Shaved Asparagus & Vegetable Salad
September 27, 2017
Did you know you could cut asparagus with a vegetable peeler or a mandolin? It’s easy and so danged fancy! The texture is great. It changes that every day salad into an evening at the Metropolitan Mouth Ballet. This recipe's not crazy enough for you? Add some baby spinach, mixed greens, fresh basil, maybe red onion, maybe all of them! Raw asparagus is delicious!
And that dressing… fresh Mandarin oranges? What? Who cooks with fresh Mandarin oranges? YOU DO! You’re a machine! A cooking ninja monster! People are going to pass out when they taste this.
1 lb asparagus
3 small/medium zucchini
1/2 red onion
2 handfuls of fresh basil (60g)
2 mandarins, peeled or sliced and sectioned
2 tbsp pine nuts
2 cups baby spinach/spring mix *optional
1 cup fresh mandarin orange juice (about 5 mandarins)
1 tbsp champagne vinegar
1/4 cup pine nuts
1-2 medjool dates, pitted and chopped
5 medium fresh basil leaves
pinch of salt
dash fresh ground pepper
1Hold the stem of each asparagus and lay it down on a cutting board. Shave thin ribbons of asparagus by using a vegetable peeler. (Use a sharp one! Dull ones will make this difficult.) Add tops and ribbons of asparagus to a bowl.

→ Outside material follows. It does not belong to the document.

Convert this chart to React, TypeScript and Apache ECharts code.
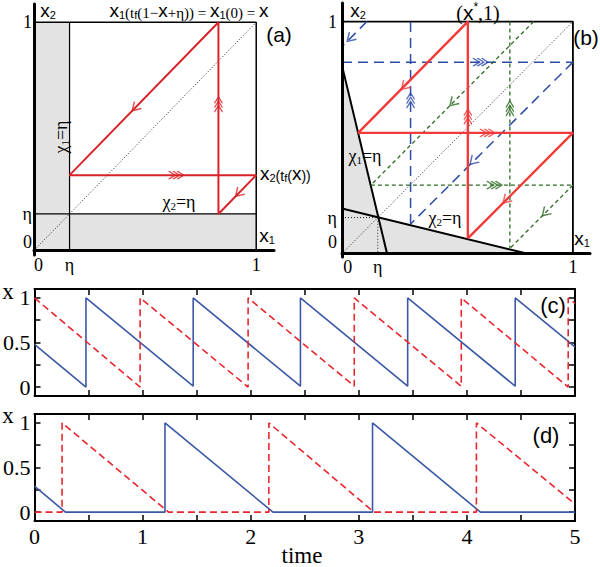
import React, { useEffect, useRef } from 'react';
import * as echarts from 'echarts';

const FS = 'Liberation Serif';
const SS = 'Liberation Sans';

// ---------- Panel (a) ----------
const ETA_A = 0.16;
const grayA = [[0, 1], [ETA_A, 1], [ETA_A, ETA_A], [1, ETA_A], [1, 0]];
const etaVA = [[ETA_A, 0], [ETA_A, 1]];
const etaHA = [[0, ETA_A], [1, ETA_A]];
const frameA = [[0, 1], [1, 1], [1, 0]];
const diagA = [[0, 0], [1, 1]];
const redA = [[0.83, 1], [0.16, 0.33], [1, 0.33], [0.83, 0.16], [0.83, 1]];
const arrows1A = [[0.455, 0.625, 225], [0.92, 0.25, 225]];
const arrows3A = [[0.64, 0.33, 0], [0.83, 0.64, 90]];
const xTickPosA = [0.02, ETA_A, 1];
const yTickPosA = [0.037, ETA_A, 1];
const tickLabels = ['0', 'η', '1'];

// ---------- Panel (b) ----------
const ETA_B = 0.155;
const grayB = [[0, 0.81], [0.155, 0.155], [0.8, 0]];
const chi1B = [[0, 0.81], [0.195, 0]];
const chi2B = [[0, 0.194], [0.8, 0]];
const etaDotB = [[0, 0.155], [0.155, 0.155], [0.155, 0]];
const frameB = [[0, 1], [1, 1], [1, 0]];
const diagB = [[0, 0], [1, 1]];
const redB = [[0.545, 0.065], [0.545, 1], [0.07, 0.52], [1, 0.52], [0.545, 0.065]];
const blueB = [
  [[0.297, 0.127], [0.297, 1]],
  [[0, 0.825], [1, 0.825]],
  [[1, 0.825], [0.297, 0.127]],
  [[0.108, 1], [0, 0.892], [0, 0.825]],
];
const greenB = [
  [[0.727, 1], [0.727, 0.022]],
  [[0.125, 0.295], [1, 0.295]],
  [[0.83, 1], [0.125, 0.295]],
  [[1, 0.295], [0.727, 0.022]],
];
const arrows1RedB = [[0.27, 0.72, 225], [0.71, 0.23, 225]];
const arrows3RedB = [[0.545, 0.59, 90], [0.63, 0.52, 0]];
const arrows1BlueB = [[0.035, 0.927, 225], [0.567, 0.397, 225]];
const arrows3BlueB = [[0.297, 0.66, 90], [0.6, 0.825, 0]];
const arrows1GreenB = [[0.48, 0.65, 225], [0.88, 0.175, 225]];
const arrows3GreenB = [[0.727, 0.625, 90], [0.66, 0.295, 0]];
const xTickPosB = [0.025, ETA_B, 1];
const yTickPosB = [0.05, ETA_B, 1];

// ---------- Panel (c) ----------
const blueC = [[0, 0.48], [0.476, 0], [0.476, 1], [1.468, 0.01], [1.468, 1], [2.46, 0.01], [2.46, 1],
  [3.452, 0.01], [3.452, 1], [4.447, 0.01], [4.447, 1], [5, 0.45]];
const redC = [[0, 1], [0.977, 0], [0.977, 1], [1.976, 0], [1.976, 1], [2.958, 0.01], [2.958, 1],
  [3.948, 0.01], [3.948, 1], [4.937, 0], [4.937, 1], [5, 0.94]];

// ---------- Panel (d) ----------
const blueD = [[0, 0.29], [0.286, 0], [1.207, 0], [1.207, 1], [2.206, 0], [3.127, 0], [3.127, 1],
  [4.125, 0], [5, 0]];
const redD = [[0, 0], [0.255, 0], [0.255, 1], [1.24, 0], [2.168, 0], [2.168, 1], [3.14, 0],
  [4.088, 0], [4.088, 1], [5, 0.09]];

const yTickCD = [0, 0.25, 0.5, 0.75, 1];
const yLabelCD = [0, 0.5, 1];
const xLabelD = [0, 1, 2, 3, 4, 5];

const RED_A = '#d8232b';
const RED_B = '#f23a3a';
const BLUE_B = '#2c4aa8';
const GREEN_B = '#2d6b22';
const BLUE_T = '#3b58a6';
const RED_T = '#e8262e';

const CHEV1 = 'path://M0,0L8,5L0,10';
const CHEV3 = 'path://M0,0L6,5L0,10M4,0L10,5L4,10M8,0L14,5L8,10';

function labelFor(v: number, pos: number[], labels: string[]) {
  const i = pos.findIndex((p) => Math.abs(p - v) < 1e-6);
  return i >= 0 ? labels[i] : '';
}

function line(xi: number, data: number[][], color: string, width: number, type: any = 'solid', z = 3) {
  return {
    type: 'line', xAxisIndex: xi, yAxisIndex: xi, data, showSymbol: false, symbol: 'none',
    silent: true, lineStyle: { color, width, type }, z,
  };
}

function arrows(xi: number, list: number[][], color: string, triple: boolean) {
  return {
    type: 'scatter', xAxisIndex: xi, yAxisIndex: xi, silent: true, z: 6,
    symbol: triple ? CHEV3 : CHEV1,
    symbolSize: triple ? [15, 8] : [8, 10],
    data: list.map((a) => ({ value: [a[0], a[1]], symbolRotate: a[2] })),
    itemStyle: { color: 'none', borderColor: color, borderWidth: 1.4 },
  };
}

function area(xi: number, data: number[][]) {
  return {
    type: 'line', xAxisIndex: xi, yAxisIndex: xi, data, showSymbol: false, symbol: 'none', silent: true,
    lineStyle: { width: 0 }, areaStyle: { color: '#e3e3e3', opacity: 1 }, z: 1,
  };
}

function phaseXAxis(gi: number, max: number, pos: number[]) {
  return {
    gridIndex: gi, type: 'value', min: 0, max, z: 10,
    axisLine: { onZero: true, lineStyle: { color: '#000', width: 3 } },
    axisTick: { show: false }, splitLine: { show: false },
    axisLabel: {
      customValues: pos, formatter: (v: number) => labelFor(v, pos, tickLabels),
      fontFamily: FS, fontSize: 18, color: '#000', margin: 1,
    },
  };
}
function phaseYAxis(gi: number, min: number, max: number, pos: number[], margin: number) {
  return {
    gridIndex: gi, type: 'value', min, max, z: 10,
    axisLine: { onZero: true, lineStyle: { color: '#000', width: 3 } },
    axisTick: { show: false }, splitLine: { show: false },
    axisLabel: {
      customValues: pos, formatter: (v: number) => labelFor(v, pos, tickLabels),
      fontFamily: FS, fontSize: 18, color: '#000', margin,
    },
  };
}

const tick = { inside: true, length: 6, lineStyle: { color: '#000', width: 1.5 } };
function timeXAxis(gi: number, position: string, labels: boolean) {
  return {
    gridIndex: gi, type: 'value', min: 0, max: 5, interval: 0.5, position,
    axisLine: { onZero: false, lineStyle: { color: '#000', width: 2 } },
    axisTick: tick, splitLine: { show: false },
    axisLabel: labels
      ? { customValues: xLabelD, fontFamily: FS, fontSize: 22, color: '#000', margin: 4 }
      : { show: false },
  };
}
function timeYAxis(gi: number, position: string, labels: boolean) {
  return {
    gridIndex: gi, type: 'value', min: -0.1, max: 1.1, position,
    axisLine: { onZero: false, lineStyle: { color: '#000', width: 2 } },
    axisTick: { ...tick, customValues: yTickCD }, splitLine: { show: false },
    axisLabel: labels
      ? { customValues: yLabelCD, fontFamily: FS, fontSize: 22, color: '#000', margin: 4 }
      : { show: false },
  };
}

const rich = {
  X: { fontFamily: SS, fontSize: 19, fill: '#000', verticalAlign: 'bottom', lineHeight: 20 },
  XL: { fontFamily: SS, fontSize: 21, fill: '#000', verticalAlign: 'bottom', lineHeight: 22 },
  s: { fontFamily: SS, fontSize: 11, fill: '#000', verticalAlign: 'bottom', lineHeight: 11 },
  m: { fontFamily: SS, fontSize: 14, fill: '#000', verticalAlign: 'bottom', lineHeight: 18 },
  t: { fontFamily: FS, fontSize: 15, fill: '#000', verticalAlign: 'bottom', lineHeight: 18 },
  tl: { fontFamily: FS, fontSize: 20, fill: '#000', verticalAlign: 'bottom', lineHeight: 22 },
  g: { fontFamily: FS, fontSize: 18, fill: '#000', verticalAlign: 'bottom', lineHeight: 20 },
  gs: { fontFamily: FS, fontSize: 11, fill: '#000', verticalAlign: 'bottom', lineHeight: 12 },
  sup: { fontFamily: SS, fontSize: 12, fill: '#000', verticalAlign: 'top', lineHeight: 20 },
};

function txt(x: number, y: number, text: string, extra: any = {}) {
  const { rotation, ...style } = extra;
  return {
    type: 'text', x, y, silent: true, z: 20,
    ...(rotation !== undefined ? { rotation } : {}),
    style: { text, rich, align: 'center', verticalAlign: 'middle', fill: '#000', ...style },
  };
}

const option: any = {
  animation: false,
  backgroundColor: '#fff',
  grid: [
    { left: 34, top: 4, width: 240, height: 251 },
    { left: 342, top: 3, width: 248, height: 254 },
    { left: 32, top: 289, width: 543, height: 107 },
    { left: 32, top: 414, width: 543, height: 107 },
  ],
  xAxis: [
    phaseXAxis(0, 1.08, xTickPosA),
    phaseXAxis(1, 1.074, xTickPosB),
    timeXAxis(2, 'bottom', false),
    timeXAxis(3, 'bottom', true),
    timeXAxis(2, 'top', false),
    timeXAxis(3, 'top', false),
  ],
  yAxis: [
    phaseYAxis(0, -0.02, 1.08, yTickPosA, 2),
    phaseYAxis(1, -0.015, 1.08, yTickPosB, 5),
    timeYAxis(2, 'left', true),
    timeYAxis(3, 'left', true),
    timeYAxis(2, 'right', false),
    timeYAxis(3, 'right', false),
  ],
  series: [
    // (a)
    area(0, grayA),
    line(0, etaVA, '#000', 1.2),
    line(0, etaHA, '#000', 1.2),
    line(0, frameA, '#000', 1.5),
    line(0, diagA, '#222', 1, [1, 2]),
    line(0, redA, RED_A, 2, 'solid', 4),
    arrows(0, arrows1A, RED_A, false),
    arrows(0, arrows3A, RED_A, true),
    // (b)
    area(1, grayB),
    line(1, chi1B, '#000', 2),
    line(1, chi2B, '#000', 2),
    line(1, etaDotB, '#222', 1, [1, 2]),
    line(1, frameB, '#000', 1.8),
    line(1, diagB, '#222', 1, [1, 2]),
    ...blueB.map((d) => line(1, d, BLUE_B, 1.5, [10, 6], 4)),
    ...greenB.map((d) => line(1, d, GREEN_B, 1.3, [4, 3], 4)),
    line(1, redB, RED_B, 2.4, 'solid', 5),
    arrows(1, arrows1RedB, RED_B, false),
    arrows(1, arrows3RedB, RED_B, true),
    arrows(1, arrows1BlueB, BLUE_B, false),
    arrows(1, arrows3BlueB, BLUE_B, true),
    arrows(1, arrows1GreenB, GREEN_B, false),
    arrows(1, arrows3GreenB, GREEN_B, true),
    // (c)
    line(2, blueC, BLUE_T, 1.6),
    line(2, redC, RED_T, 1.6, [7, 4]),
    // (d)
    line(3, blueD, BLUE_T, 1.6),
    line(3, redD, RED_T, 1.6, [7, 4]),
  ],
  graphic: [
    txt(48, 10, '{X|x}{s|2}'),
    txt(189, 10, '{X|x}{s|1}{t|(t}{s|f}{t|(1−}{X|x}{t|+η)) = }{X|x}{s|1}{t|(0) = }{X|x}'),
    txt(279, 34, '(a)', { fontFamily: SS, fontSize: 21 }),
    txt(267, 235, '{X|x}{s|1}'),
    txt(60, 137, '{g|χ}{gs|1}{g|=η}', { rotation: Math.PI / 2 }),
    txt(179, 201, '{g|χ}{gs|2}{g|=η}'),
    txt(260, 173, '{X|x}{s|2}{m|(t}{s|f}{m|(}{X|x}{m|))}', { align: 'left' }),
    txt(358, 10, '{X|x}{s|2}'),
    txt(478, 12, '{tl|(}{XL|x}{sup|*}{tl|,1)}'),
    txt(586, 37, '(b)', { fontFamily: SS, fontSize: 21 }),
    txt(582, 238, '{X|x}{s|1}'),
    txt(365, 155, '{g|χ}{gs|1}{g|=η}'),
    txt(445, 217, '{g|χ}{gs|2}{g|=η}'),
    txt(8, 291, 'x', { fontFamily: FS, fontSize: 23 }),
    txt(553, 305, '(c)', { fontFamily: SS, fontSize: 22 }),
    txt(8, 415, 'x', { fontFamily: FS, fontSize: 23 }),
    txt(546, 435, '(d)', { fontFamily: SS, fontSize: 22 }),
    txt(302, 555, 'time', { fontFamily: FS, fontSize: 23 }),
  ],
};

export default function App() {
  const ref = useRef<HTMLDivElement>(null);
  useEffect(() => {
    const chart = echarts.init(ref.current!, null, { renderer: 'svg' });
    chart.setOption(option);
    return () => chart.dispose();
  }, []);
  return (
    <div
      ref={ref}
      style={{ position: 'fixed', left: 0, top: 0, width: 600, height: 567, background: '#fff' }}
    />
  );
}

2Do the same to the zucchini, lay flat on a cutting board and shave into ribbons using a vegetable peeler. Rotate zucchini to a new side once you reach the inner seeded section. Peel until all 4 sides are done. Add to bowl.
3Slice red onion into thin slivers. Add to bowl.
4De-stem the basil and slice into thin strips. Add to bowl.
5Peel or slice off skin of mandarins and add mandarin sections and pine nuts to bowl.
6Prepare dressing: combine orange juice, vinegar, pine nuts and dates in a blender and blend until smooth.
7Pour dressing over salad ingredients and toss to combine. Refrigerate before serving if desired.
8Serve as is, or atop baby spinach or mixed greens in bowls or plates.
Optional: toast pine nuts dry in a non stick pan over medium low heat until golden brown and set aside.